Furthermore, a prototype ultrasonic transmitter–receiver system from Krautkrämer-Branson was used. In this system, the excitation pulse of the transducer has amplitude of about −100 V with a rise time of 2 ns and decay time of 10 ns. An rf-amplifier with a bandwidth of 500 MHz is integral part of this system.

For the wide-band excitation technique, the bandwidths of the transducers are appreciably smaller than the spectral width of the electrical impulse and the bandwidth of the receiver amplifier. This resulted in a quasi-rf-carrier excitation with a pulse length equal to the inverse bandwidth of the transducer. In this case, the accuracy of delay time measurements was reduced relative to the rf-carrier system [43]. The effect was small because the measured and expected relative bandwidths in the spectra of the pulses were of the order 4%.

The transducers employed for the measurements reported here had center frequencies of up to 125 MHz for longitudinal waves, and 20 MHz for shear waves. The 6-dB bandwidths of the transducers were typically about 1/2 the value of their center frequency. Their bandwidths were large enough to allow distinguishing echoes in sample as thin as 100 μm. The transducers employed were manufactured by Olympus (previously Panametrics). One transducer type was the custom made V2173 (serial number 614966). Its 6-dB bandwidth was ≈ 10 MHz at a center frequency of 20 MHz. It is a so-called dual-probe consisting of two active piezoelectric elements producing extensional or transverse oscillations. The elements are mounted adjacent to each other on a glass delay line. The dual-probe type allows one to generate both longitudinal (L-port) as well as shear waves (S-port), and hence to measure longitudinal and shear wave velocities within one experimental run. Other probes for the generation of longitudinal waves were V2054 (100 MHz center frequency), V2062 (125 MHz center frequency), V214 BB (50 MHz center frequency), and V213BB (30 MHz center frequency). The shear wave delay-lines transducers were V222 BA-RM (20 MHz center frequency), V 2173 S-port (20 MHz center frequency), and V222 BB (20 MHz center frequency). The coupling medium was highly viscous honey in all cases. This allowed transmitting shear waves through the interfaces of the sample-delay lines.

Finally, there was dispersion in the signals which contributed to the inaccuracies. One part of the dispersion might have been caused by diffraction of the sound field. All our measurements were carried out within the near field of the transducers, partially within their extreme near field, i.e.
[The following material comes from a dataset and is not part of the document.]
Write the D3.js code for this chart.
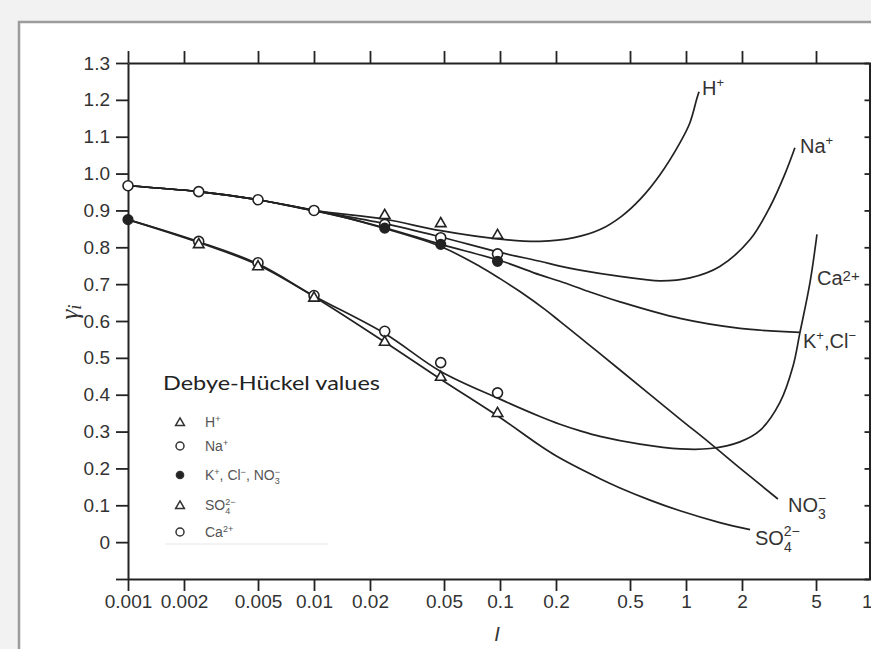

S << 1. Here, S is the normalized distance S = zλ/a² (z = L for double-ended or z = 2L for single-ended) where L is the propagation length in the sample, λ is the wavelength of the ultrasonic wave, and a is the radius of the ultrasonic beam at the point of entry to the sample. For our transducers, S is of the order of 10^–2 and the ensuing time delay [44] due to diffraction is of the order of 5 × 10^–3 radians corresponding to an additional delay of ≈ 0.4 ns which is much less than the other inaccuracies estimated above for the pulse-echo measurements. The thickness of the Cu₅₈Zr₄₂ sample was 0.450 ± 0.001 mm in the center. The sample was barrel-shaped with a thickness of 0.25–0.33 mm at its edges. Therefore, the coupling medium was only spread over an area of diameter yielding S ≈ 5 × 10^–2 which entailed an additional inaccuracy in time-of-flight measurement of 2 ns.

For the transmission experiments, a relative time difference due to diffraction caused by the differences in the sound velocities between the glass delay line and the metallic glasses might have occurred. Estimates showed that this effect could also be neglected because their velocities were quite similar (v_L,SiO2 = 5.9 mm/μs and v_T,SiO2 = 3 mm/μs).